I found a implementation of Y-Combinator which supports Fn. However I want to have a version of FnMut.
However, FnMut can not be wrapped into Rc
, so I wrap them in Rc<RefCell>
. The following code can make a[i] = i
in a recursive way. It is the simplest code I have found to test if we can call itself inside a closure.
// test code part
let mut a = vec![0; 5];
let n = a.len();
y_mut(Rc::new(RefCell::new(|f: Rc<RefCell<dyn FnMut(usize)>>| {
move |i| {
if i < n {
a[i] = i;
((*f).borrow_mut())(i + 1);
}
}
})))(0);
println!("a is {:?}", a);
And this my version of y_mut
, derived from the demo.
fn y_mut<A, O, F>(f: Rc<RefCell<dyn FnMut(Rc<RefCell<dyn FnMut(A) -> O>>) -> F>>) -> impl FnMut(A) -> O
where
F: FnMut(A) -> O,
F: 'static,
A: 'static,
O: 'static,
{
struct X<F>(Rc<RefCell<dyn FnMut(X<F>) -> F>>);
impl<F> Clone for X<F> {
fn clone(&self) -> Self {
Self(Rc::clone(&self.0))
}
}
impl<F> X<F> {
fn call(&self, x: Self) -> F {
((*self.0).borrow_mut())(x)
}
}
let f = Rc::new(RefCell::new(move |x: X<F>| {
let mut ff = (*f).borrow_mut();
ff(Rc::new(RefCell::new(move |a| (x.call(x.clone()))(a))))
}));
let x = X(f);
(|x: X<F>| x.call(x.clone()))(x)
}
However, this code can't compile, since |f: Rc<RefCell<dyn FnMut(usize)>>|
only implments FnOnce, rather than FnMut. I wonder how to fix that?
The move
in your test code's closure makes it also move a
into the closure. You can prevent that by making a
a reference to the vector, and moving that:
y_mut(Rc::new(RefCell::new(|f: Rc<RefCell<dyn FnMut(usize)>>| {
let a = &mut a;
move |i| {
...
}
})))(0);
but then the closure no longer satisfies the 'static
bound, as it now borrows something from its environment. You can work around that by using another Rc
, and cloning it in the outer and the inner closure.

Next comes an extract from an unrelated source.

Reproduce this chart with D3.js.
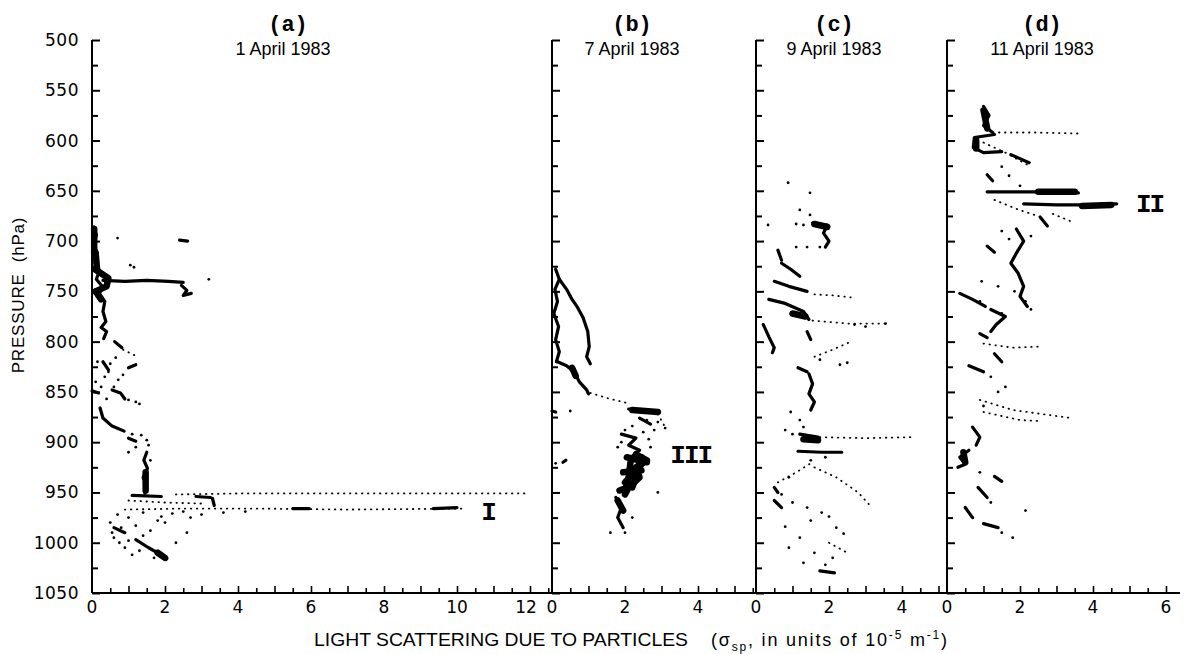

This version of test code compiles:
fn main() {
let a = Rc::new(RefCell::new(vec![0; 5]));
let n = a.borrow().len();
y_mut(Rc::new(RefCell::new({
let a = Rc::clone(&a);
move |f: Rc<RefCell<dyn FnMut(usize)>>| {
let a = Rc::clone(&a);
move |i| {
if i < n {
a.borrow_mut()[i] = i;
f.borrow_mut()(i + 1);
}
}
}
})))(0);
println!("a is {:?}", a.borrow());
}
Of course, doing it this way means that you don't need an FnMut
to begin with, so the Y combinator implementation could be simplified back to the non-mut version you started off of.